“Soldiers die. Women give birth.” A Boy Named Sue is a story about gender perceptions, sexuality and understanding the risks that come from not fitting in with the norm. Through a series of monologues and interactions, we hear from Louie, a naïve teenager, who is out on the streets and selling himself; Ian, who has grown up and seen the LGBT+ community change in front of him; and Sid, who is now Sue, and having a quarrel with the builders.

Essentially, the success of this piece comes from the actors who tell the stories. Charlie Jones portrays Louie with a vulnerability that is expressed through his excitable gestures and speech. Oseloka Obi delivers Ian out to the audience, levelling with us through a cool stance. However, it is Jack Harrold as Sue who captures the heart of the story and spurs on the emotions.
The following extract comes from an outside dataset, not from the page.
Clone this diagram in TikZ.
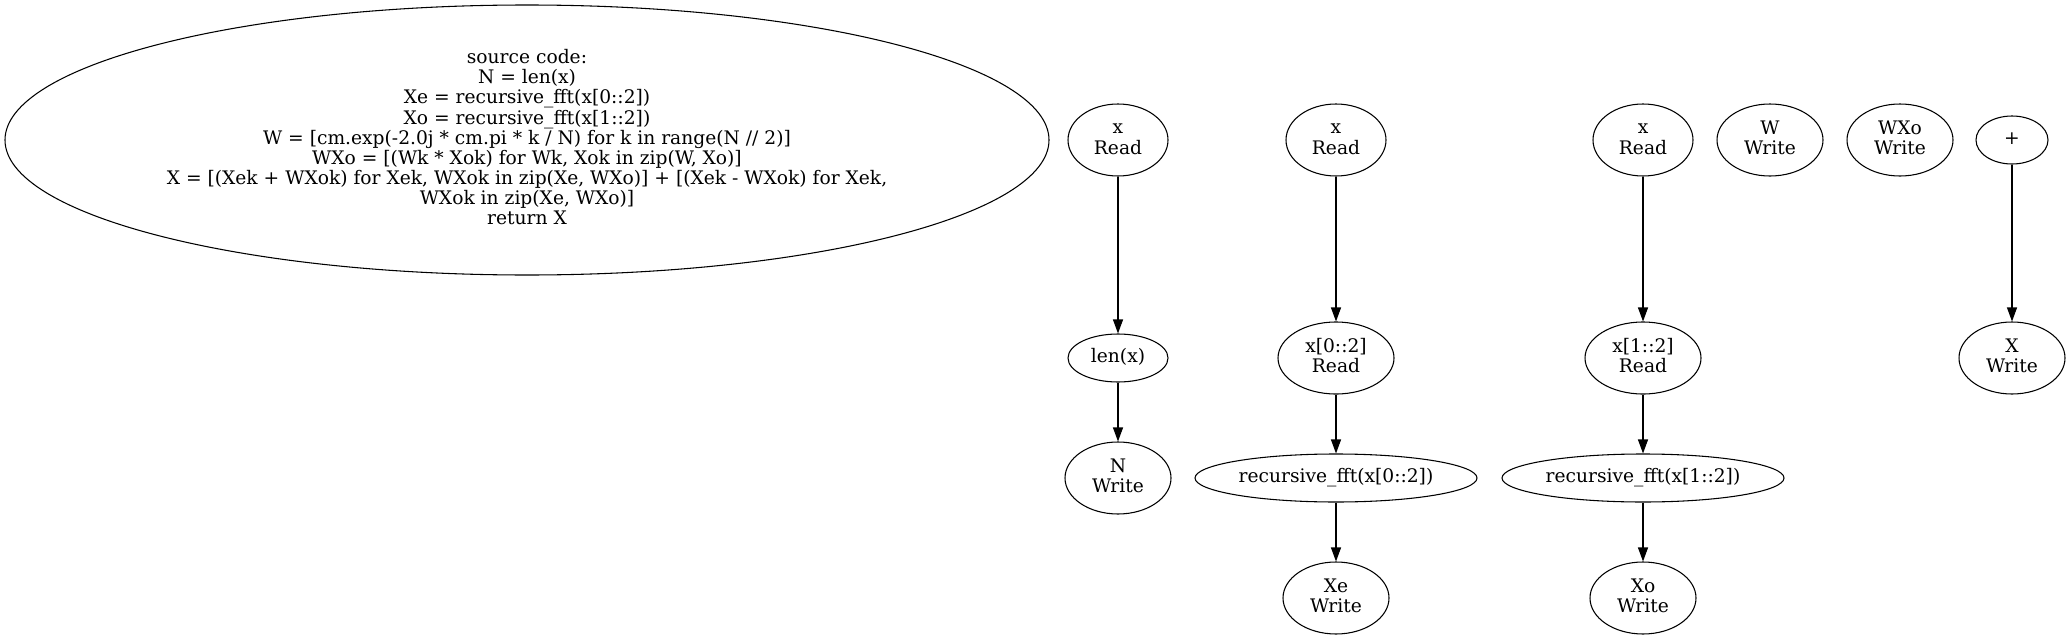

His eyes glisten as he holds back his tears, whilst he balances his head with poise and precision with his hand delicately toying with his upper chest. The first time he is accepted as Sue, there is a smile so subtle that you could blink and miss it. Harrold manages to capture the naturally occurring human responses, that most actors just can’t seem to achieve.

Playwright, Bertie Darrell, writes for three distinct voices, which are so sincere this could very well be a piece of verbatim theatre. The insights are absolutely fascinating. Sue talks a lot about gender perceptions, whilst wearing a silk dressing gown and seductive, red lipstick. He explains a woman “has to be written letters and loved by a man”. The words hardly touch Harrold’s lips, as he eloquently speaks them.

Claudia Lee’s direction works with the subtleties of the actors; essentially, there isn’t much movement. Sometimes this works. In fact, Harrold’s performance is so intriguing that the lack of movement doesn’t really matter. When he does move, the audience can really feel why. When characters interact with each other however, something is lost. The conversations between Sid and Ian, are not quite smooth enough or regular enough to avoid fracturing the structure, despite the clever staging. Perhaps the stories of the three individuals need to be more intertwined, or perhaps not at all, but something about it is just a little off-balance.